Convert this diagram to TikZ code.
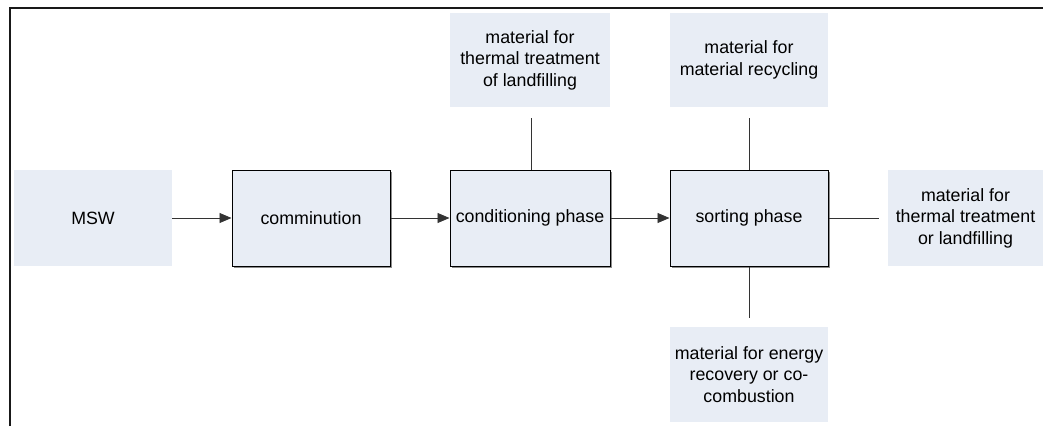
\documentclass[tikz,border=0pt]{standalone}
\usepackage{fontspec}
\setmainfont{Liberation Sans}
\usetikzlibrary{arrows.meta,shadows}
\definecolor{boxfill}{RGB}{232,237,245}
\definecolor{shadowgray}{RGB}{140,140,140}
\tikzset{
  plainbox/.style={fill=boxfill, draw=none, inner sep=0pt, align=center,
    font=\fontsize{17.8pt}{21.6pt}\selectfont},
  procbox/.style={plainbox, draw=black, line width=1pt,
    general shadow={fill=shadowgray, shadow xshift=1.5pt, shadow yshift=-1.5pt}},
  flow/.style={line width=0.9pt, draw=black!80, -{Triangle[length=12pt,width=10pt]}},
  link/.style={line width=0.9pt, draw=black!80},
  frame/.style={line width=2.4pt, draw=black!90}
}
\begin{document}
\begin{tikzpicture}[x=1pt,y=-1pt]
\useasboundingbox (0,0) rectangle (1043,426);
% frame
\coordinate (fbl) at (10,426);
\coordinate (ftr) at (1043,8);
\draw[frame] (fbl) -- (10,8) -- (ftr);
% nodes
\node[plainbox, minimum width=158pt, minimum height=96pt] (msw) at (93,218) {MSW};
\node[procbox, minimum width=158pt, minimum height=96pt] (comm) at (311,218) {comminution};
\node[procbox, minimum width=160pt, minimum height=96pt] (cond) at (530,218) {conditioning phase};
\node[procbox, minimum width=158pt, minimum height=96pt] (sort) at (749,218) {sorting phase};
\node[plainbox, minimum width=155pt, minimum height=96pt] (outr) at (965.5,218) {material for\\thermal treatment\\or landfilling};
\node[plainbox, minimum width=160pt, minimum height=94pt] (outa) at (530,60) {material for\\thermal treatment\\of landfilling};
\node[plainbox, minimum width=158pt, minimum height=94pt] (outb) at (749,60) {material for\\material recycling};
\node[plainbox, minimum width=158pt, minimum height=95pt] (outc) at (749,374.5) {material for energy\\recovery or co-\\combustion};
% free ends
\coordinate (ca) at (531,118);
\coordinate (cb) at (749,118);
\coordinate (cc) at (749,318);
\coordinate (cr) at (879,218);
% connectors
\draw[flow] (msw.east) -- (comm.west);
\draw[flow] (comm.east) -- (cond.west);
\draw[flow] (cond.east) -- (sort.west);
\draw[link] (ca) -- (ca |- cond.north);
\draw[link] (cb) -- (sort.north);
\draw[link] (sort.south) -- (cc);
\draw[link] (sort.east) -- (cr);
\end{tikzpicture}
\end{document}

★ ★ ★

Without the pictures, output the full listing exactly as it stands.

### EXERCISE OUTPUT
Convert this diagram to TikZ code.
\documentclass[tikz,border=0pt]{standalone}
\usepackage{fontspec}
\setmainfont{Liberation Sans}
\usetikzlibrary{arrows.meta,shadows}
\definecolor{boxfill}{RGB}{232,237,245}
\definecolor{shadowgray}{RGB}{140,140,140}
\tikzset{
  plainbox/.style={fill=boxfill, draw=none, inner sep=0pt, align=center,
    font=\fontsize{17.8pt}{21.6pt}\selectfont},
  procbox/.style={plainbox, draw=black, line width=1pt,
    general shadow={fill=shadowgray, shadow xshift=1.5pt, shadow yshift=-1.5pt}},
  flow/.style={line width=0.9pt, draw=black!80, -{Triangle[length=12pt,width=10pt]}},
  link/.style={line width=0.9pt, draw=black!80},
  frame/.style={line width=2.4pt, draw=black!90}
}
\begin{document}
\begin{tikzpicture}[x=1pt,y=-1pt]
\useasboundingbox (0,0) rectangle (1043,426);
% frame
\coordinate (fbl) at (10,426);
\coordinate (ftr) at (1043,8);
\draw[frame] (fbl) -- (10,8) -- (ftr);
% nodes
\node[plainbox, minimum width=158pt, minimum height=96pt] (msw) at (93,218) {MSW};
\node[procbox, minimum width=158pt, minimum height=96pt] (comm) at (311,218) {comminution};
\node[procbox, minimum width=160pt, minimum height=96pt] (cond) at (530,218) {conditioning phase};
\node[procbox, minimum width=158pt, minimum height=96pt] (sort) at (749,218) {sorting phase};
\node[plainbox, minimum width=155pt, minimum height=96pt] (outr) at (965.5,218) {material for\\thermal treatment\\or landfilling};
\node[plainbox, minimum width=160pt, minimum height=94pt] (outa) at (530,60) {material for\\thermal treatment\\of landfilling};
\node[plainbox, minimum width=158pt, minimum height=94pt] (outb) at (749,60) {material for\\material recycling};
\node[plainbox, minimum width=158pt, minimum height=95pt] (outc) at (749,374.5) {material for energy\\recovery or co-\\combustion};
% free ends
\coordinate (ca) at (531,118);
\coordinate (cb) at (749,118);
\coordinate (cc) at (749,318);
\coordinate (cr) at (879,218);
% connectors
\draw[flow] (msw.east) -- (comm.west);
\draw[flow] (comm.east) -- (cond.west);
\draw[flow] (cond.east) -- (sort.west);
\draw[link] (ca) -- (ca |- cond.north);
\draw[link] (cb) -- (sort.north);
\draw[link] (sort.south) -- (cc);
\draw[link] (sort.east) -- (cr);
\end{tikzpicture}
\end{document}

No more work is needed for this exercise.